It was all a blur.
A mangle of limbs and jumping and shouting.
When it finally settled down, I was jubilantly standing arm-in-arm with a man I’d never met before and couldn’t identify in a line-up today.
But in those scenes, we were all the best of mates, deliriously celebrating the Socceroos finally making the World Cup, after John Aloisi had buried that penalty kick.
Seated 20 rows from the fence at ANZ Stadium, it was a near-perfect viewpoint to watch keeper Mark Schwarzer’s heroics in the shoot-out and remains the greatest live sporting moment I’ve experienced.

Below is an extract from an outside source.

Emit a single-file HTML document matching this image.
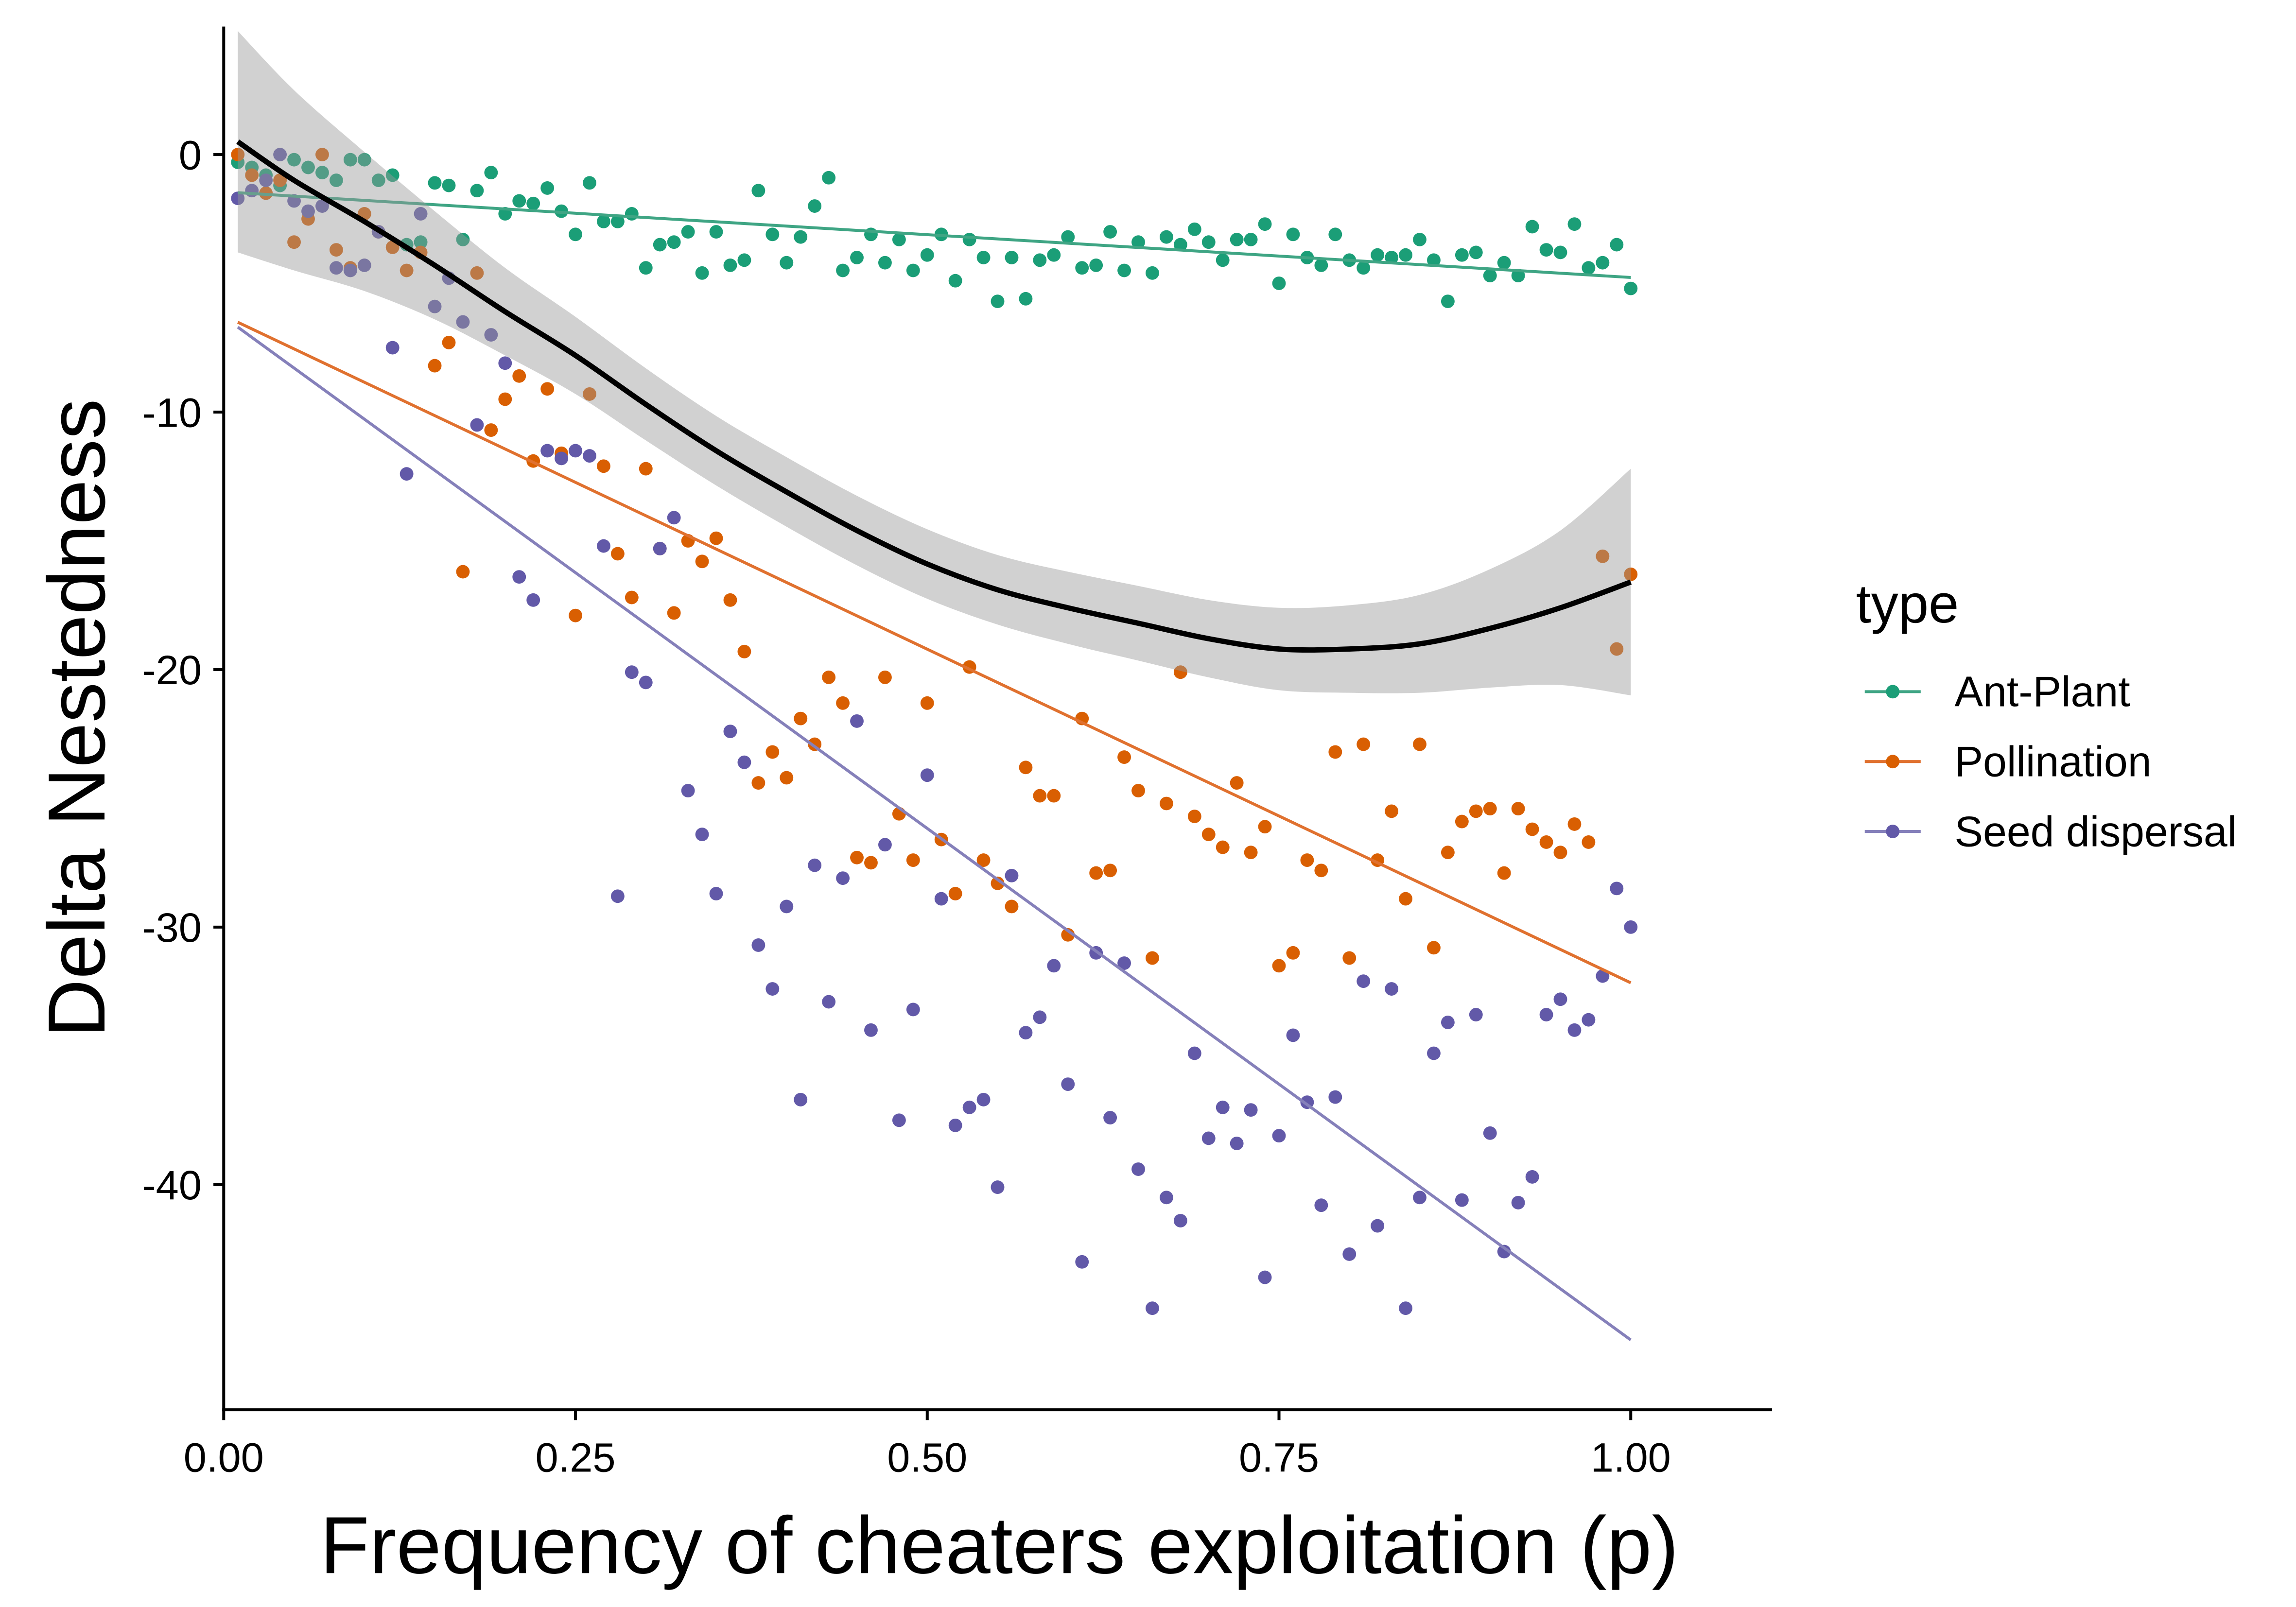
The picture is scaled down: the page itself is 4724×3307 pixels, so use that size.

It rekindled an interest in football which had waned over the previous decade, as the National Soccer League imploded and after Manchester City disappeared down the English league black hole, in an era without mass television coverage, long before becoming today’s rising petro-dollar-funded powerhouse. It provided the perfect timing for the A-League launch on to the national stage, Football Federation Australia riding the moment for the best part of a decade.
Now as the Socceroos chances of making it to Russia are on a knife-edge, the game’s governance is threatened by a FIFA takeover – the vision for the game in neutral.
On Saturday morning, Australia play the most important game in their history since beating Uruguay, in the hostile central American environment in Honduras, needing to stay in the contest for the return leg in Sydney on Wednesday.
The whole situation is as precarious as Ange Postecoglou’s future as coach and Tim Cahill’s fitness, but also vital for the growth of the game.
Falling at the final hurdle would only feed into the growing perception football has stalled. As discussed in last week’s column, the frustration continues to grow in the Wolves, Football South Coast and Southern Expansion camps about the prospects of expansion, or at the very least a timeline for promotion and relegation.
City fans know better than most how quickly times can change, but the Socceroos need to be at the elite table next year to buy time for renewed domestic success.